The argument can be summarized as:

1\. Skipping ads quickly on every chance you get means you are watching the
video for "free". Which isn't fair to the creator

2\. Not skipping ads in order to support the creator isn't great for
advertisers either.

3\. That said, Google is moving towards deprecating 30 second unskippable ads
(unskippable ads will have to be 15-20 seconds or less). This means that users
in general view ads longer than 20 seconds to be intrusive which means that
the majority of people are likely skipping ads unless they are really
compelling.

4\. It's an unfortunate situation to be in but I choose to side with the
content creators since ultimately they drive the whole site.

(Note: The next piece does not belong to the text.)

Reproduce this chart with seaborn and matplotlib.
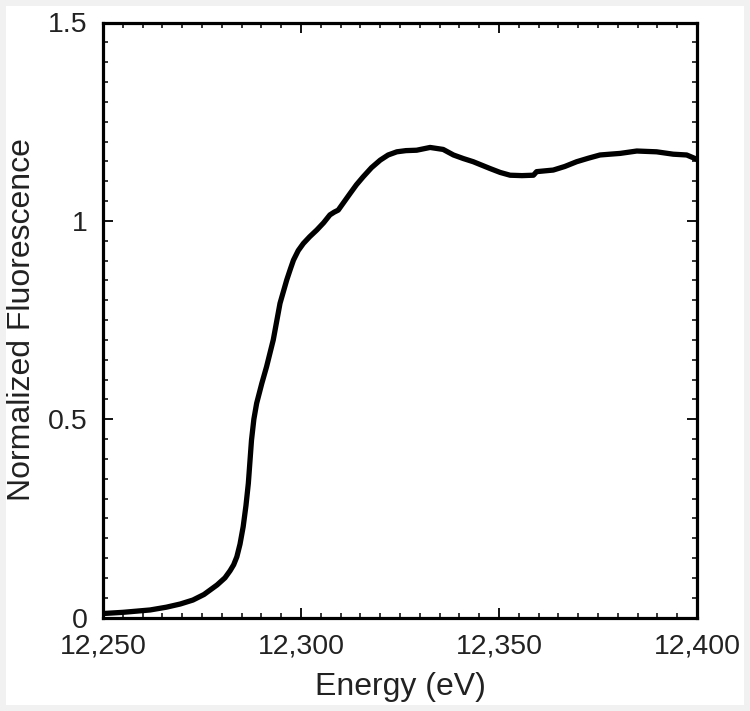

YouTube ads
should in the future normalise towards the better format of 15 seconds or less
and most of them will become unskippable. This will happen regardless of this
extension especially given that the majority of their traffic will come from
mobile anyway.

5\. Thus in the practical view of things, this chrome extension is likely to
be used by a maximum of 1000 users (being extremely generous here). The market
says that people just want to skip 5 seconds in. Not be ethical. And so I
resolve the ethics conundrum within myself by accepting that this isn't likely
to affect the YouTube eco system as a whole negatively, but it will at the
very least, play a tiny part in contributing to the creators well being over
time.

Last note: I really love YouTube Red. I broke borders using my VPN to get it
but the hassle of having to keep the VPN going to use it especially on the
mobile is a problem. Also I'm scared that YouTube will ban my entire Google
account for breaking ToS so I stopped. The day they make it available
globally, I'll be a happy person with a credit card at the ready :).